Penderitaan juga bukan melulu akibat dosa yang kita lakukan, tetapi bisa juga menjadi salah satu cara Tuhan (mendidik) supaya kita mendekatkan diri kepada-Nya. Oleh karena itu jika kita bersikap sabar dan terus bertahan di dalam penderitaan itu, Tuhan tidak akan membiarkan kita terus hidup dalam keadaan seperti itu. Pastinya, jika kita mau berseru dan datang kepada-Nya, Tuhan akan memulihkan hidup kita. Hati, menurut orang Yahudi, adalah sumber dari mana kebaikan dan kejahatan muncul ke permukaan, jadi bukan melulu soal perasaan seperti biasanya kita beranggapan.

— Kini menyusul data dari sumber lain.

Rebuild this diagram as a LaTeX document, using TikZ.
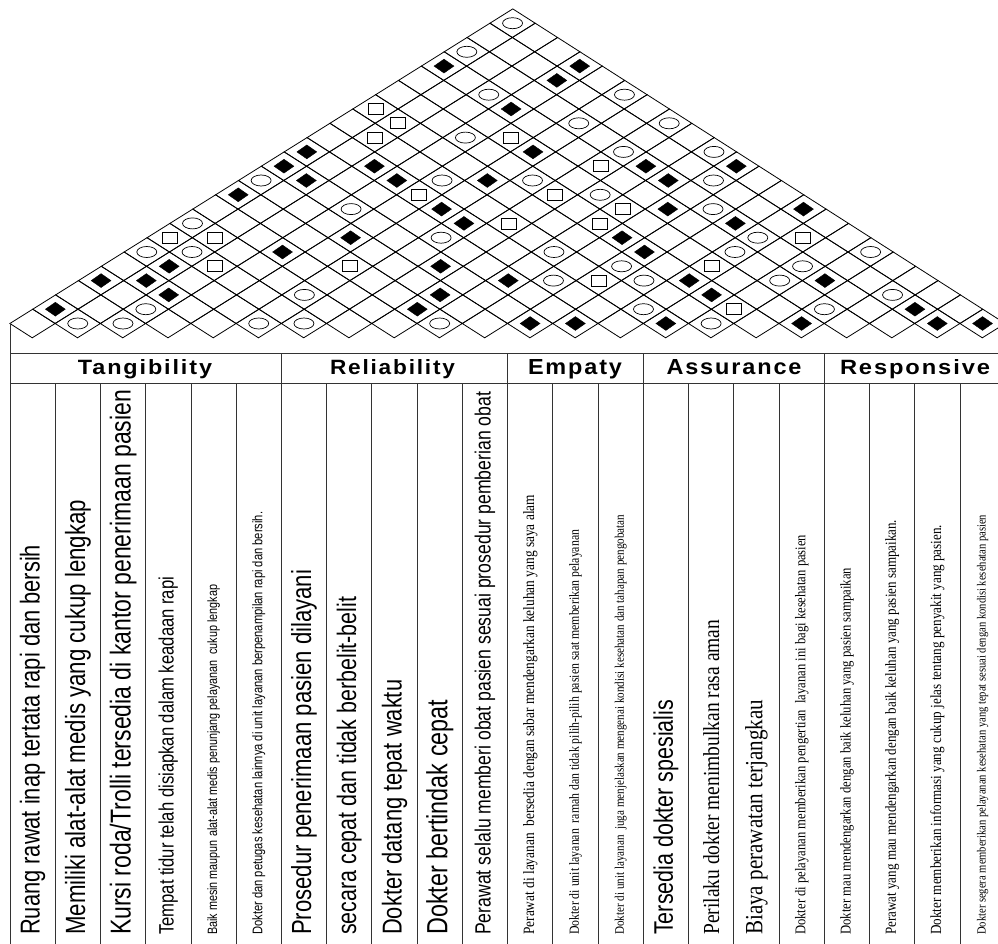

Hati yang penuh dengan belas kasihan, tentunya, adalah hati yang dapat melihat dengan kacamata iman, dan menganggap segala sesuatu di dalam kekuasaan Tuhan. Hati yang penuh dengan belas kasihan akan melihat sesama sebagai pribadi yang senantiasa layak menerima kebaikan. Lalu, bagaimana jika hati manusia tidak dapat melihat/buta terhadap belas kasihan? Tentunya, orientasi kehidupannya adalah diri sendiri. Sesama tidak dipandang sebagai pribadi yang layak menerima kebaikan, karena, baginya, yang layak menerima kebaikan adalah dirinya sendiri.